Batteries and Fuel Cells

I’ve been getting interested in energy storage lately; specifically how it can be used to make renewable energy sources more viable. In looking around the Internet, I found out about Lithium-Oxygen batteries. These are batteries that have a carbon anode that allows oxygen from the atmosphere to diffuse into the battery and react with lithium products to produce electricity. These batteries have the potential to have  a much higher energy density than Li-ion batteries because half of their reactant is gathered from the atmosphere.

This is kind of along the lines of how hydrogen fuel cells work. In fact, it turns out that both batteries and fuel cells work through the same chemical processes (called redox reactions). Chemically, there’s no difference between batteries and fuel cells. So if they’re chemically similar, what’s the difference between batteries and fuel cells?

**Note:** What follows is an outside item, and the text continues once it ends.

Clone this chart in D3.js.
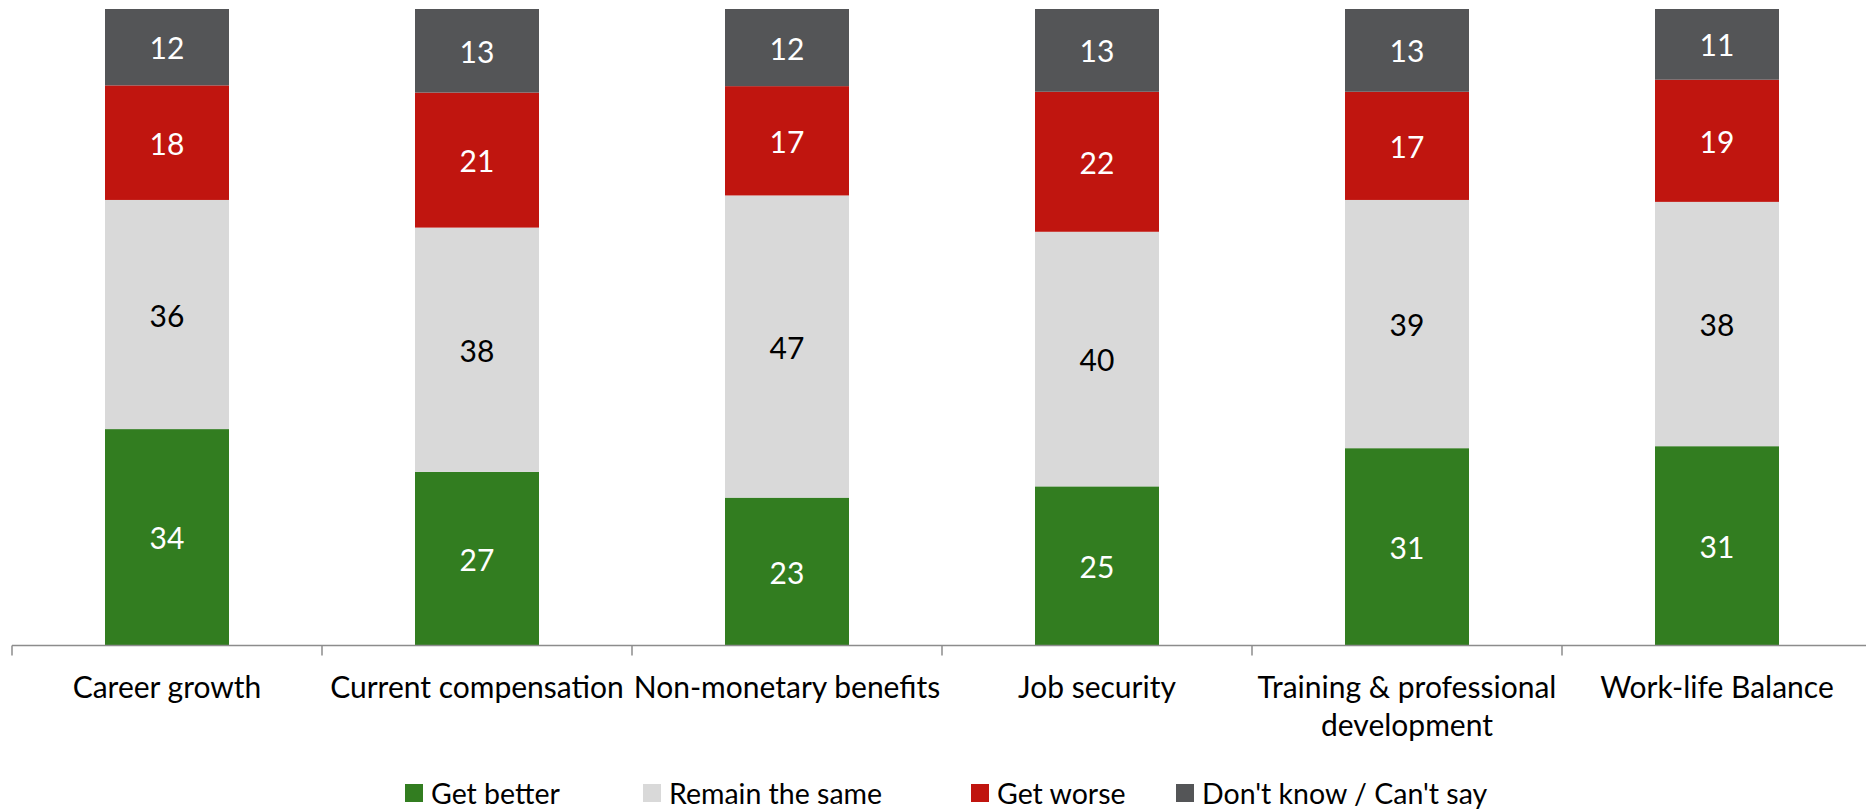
<!DOCTYPE html>
<html>
<head>
<meta charset="utf-8">
<script src="https://cdn.jsdelivr.net/npm/d3@7"></script>
<style>
  html, body { margin: 0; padding: 0; background: #fff; }
  svg { display: block; }
</style>
</head>
<body>
<svg id="chart" width="1866" height="811"></svg>
<script>
// ---- Data ----
const categories = ["Career growth", "Current compensation", "Non-monetary benefits", "Job security", "Training & professional development", "Work-life Balance"];
const seriesNames = ["Get better", "Remain the same", "Get worse", "Don't know / Can't say"];
const getBetter     = [34, 27, 23, 25, 31, 31];
const remainSame    = [36, 38, 47, 40, 39, 38];
const getWorse      = [18, 21, 17, 22, 17, 19];
const dontKnow      = [12, 13, 12, 13, 13, 11];
const seriesValues = [getBetter, remainSame, getWorse, dontKnow];

// ---- Style ----
const colors = ["#327d20", "#d9d9d9", "#c0150f", "#545557"];
const labelColors = ["#ffffff", "#000000", "#ffffff", "#ffffff"];
const FONT = "Lato, 'Open Sans', sans-serif";
const FS = "30px";

const svg = d3.select("#chart");
const axisY = 645.5;

const x = d3.scaleBand().domain(categories).range([12, 1872]).paddingInner(0.6).paddingOuter(0.3);
const y = d3.scaleLinear().domain([0, 1]).range([axisY, 9]);

const table = categories.map((c, i) => {
  const row = { category: c };
  seriesNames.forEach((s, j) => row[s] = seriesValues[j][i]);
  return row;
});
// 100% stacked columns
const stacked = d3.stack().keys(seriesNames).offset(d3.stackOffsetExpand)(table);
stacked.forEach((s, j) => s.forEach((d, i) => d.value = seriesValues[j][i]));

const groups = svg.append("g").selectAll("g").data(stacked).join("g")
  .attr("fill", (d, i) => colors[i]);

groups.selectAll("rect").data(d => d).join("rect")
  .attr("x", d => x(d.data.category))
  .attr("width", x.bandwidth())
  .attr("y", d => y(d[1]))
  .attr("height", d => y(d[0]) - y(d[1]));

// data labels
svg.append("g").selectAll("g").data(stacked).join("g")
  .attr("fill", (d, i) => labelColors[i])
  .selectAll("text").data(d => d).join("text")
  .attr("x", d => x(d.data.category) + x.bandwidth() / 2)
  .attr("y", d => (y(d[0]) + y(d[1])) / 2)
  .attr("text-anchor", "middle")
  .attr("dominant-baseline", "central")
  .style("font-family", FONT)
  .style("font-size", FS)
  .text(d => d.value);

// axis line + boundary ticks
const step = x.step();
const off = (step - x.bandwidth()) / 2;
const ax = svg.append("g").attr("stroke", "#8c8c8c").attr("stroke-width", 1.5);
ax.append("line").attr("x1", 12).attr("x2", 1866).attr("y1", axisY).attr("y2", axisY);
const bounds = categories.map(c => x(c) - off);
ax.selectAll("line.t").data(bounds).join("line").attr("class", "t")
  .attr("x1", d => d).attr("x2", d => d).attr("y1", axisY).attr("y2", axisY + 10);

// category labels (wrapping)
const catG = svg.append("g").style("font-family", FONT).style("font-size", FS).attr("fill", "#000");
categories.forEach(c => {
  const cx = x(c) + x.bandwidth() / 2;
  const t = catG.append("text").attr("x", cx).attr("y", 698).attr("text-anchor", "middle");
  const words = c.split(" ");
  let line = [], tspan = t.append("tspan").attr("x", cx).attr("dy", 0);
  words.forEach(w => {
    line.push(w);
    tspan.text(line.join(" "));
    if (tspan.node().getComputedTextLength() > step + 30 && line.length > 1) {
      line.pop();
      tspan.text(line.join(" "));
      line = [w];
      tspan = t.append("tspan").attr("x", cx).attr("dy", 38).text(w);
    }
  });
});

// legend
const legendX = [405, 643, 971, 1176];
const leg = svg.append("g").selectAll("g").data(seriesNames).join("g")
  .attr("transform", (d, i) => `translate(${legendX[i]},784)`);
leg.append("rect").attr("width", 18).attr("height", 18).attr("fill", (d, i) => colors[i]);
leg.append("text").attr("x", 26).attr("y", 9).attr("dominant-baseline", "central")
  .style("font-family", FONT).style("font-size", "28.5px").attr("fill", "#000").text(d => d);
</script>
</body>
</html>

It turns out that fuel cells are just batteries with externally stored reactants. In a battery, all of the chemicals are stored internally and never released. A fuel cell may undergo the same reactions but with reactants that are pumped in from external storage tanks. Fuel cells thus have the benefit of being easy to recharge just by replacing the reactants, but they are more of a hassle to use.

So those Lithium-Oxygen batteries that I was so interested in aren’t technically batteries. The lithium for the reaction is stored internally, but the oxygen is gathered from an external source (usually the atmosphere). This means that half of the device is a battery and the other half is a fuel cell. It has the convenience of a battery with the energy density of a fuel cell; the best of both worlds.